In re M-I, LLC is the first Texas Supreme Court case to attempt to provide trial courts with more guidance. In In re M-I, LLC, plaintiff, during the temporary injunction hearing, wanted to offer the testimony of one of its employees to establish its trade secrets. In doing so, plaintiff asked that everyone except the parties’ counsel and experts be excluded from the courtroom. The trial court, however, refused to exclude the defendant’s designated corporate representative, holding that to do so would violate due process. Instead, the trial court stated that it would order defendant’s representative to not disclose the trade secrets he heard.
Plaintiff, rather than offer the testimony in front of defendant’s representative, asked that the hearing being recessed so that it could appeal the court’s decision. On appeal, the Texas Supreme Court addressed whether the trial court erred in refusing to exclude defendant’s corporate representative from the hearing. The Court rejected the defendant’s argument that due process required its representative’s presence during at the hearing during the testimony on trade secrets. Instead, the Court stated that the trial court was required to balance the due process presumption in favor of the defendant’s participation at trial against the degree of competitive harm the plaintiff would have suffered from the dissemmation of the trade secret. To make that determination, the trial court needed to consider the following factors:
- The relative value of the plaintiff’s trade secrets. The higher the value of the trade secret, the more competivite harm would come from the trade secret’s dissemination;
- Whether defendant’s representative acts as a competitive decision-maker for defendant. According to the Court, if the representative acted as competive decision maker, then the disclosure of plaintiff’s trade secrets to him “would necessarily entail greater competitive harm because, even when acting in good faith, [the representative] could not resist acting on what he may learn.” (The Court’s language here seems to be an implicit acknowledgement of the inevitable disclosure doctrine, a topic to address in a future blog post.)
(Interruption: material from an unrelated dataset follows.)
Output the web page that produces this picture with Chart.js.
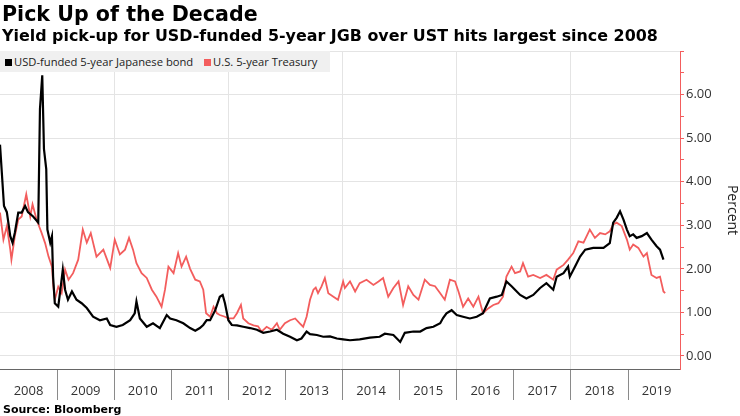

- The degree to which the defendant’s claims would be impaired by the representative’s exclusion. To make this determination, the trial court needed to consider the representative’s role at the defendant and whether, by virtue of that role, the representative possessed specialized expertise that would not be available to defendant’s outside experts.
- The stage of the proceedings.
In this case, the trial court considered none of these factors in determining that the defendant’s corporate representation should be allowed to remain at trial. Therefore, the Texas Supreme Court remanded the case for the trial court to make a determination. The Court further noted that this same balancing analysis would apply to the extent Texas’s Open Courts provision applied.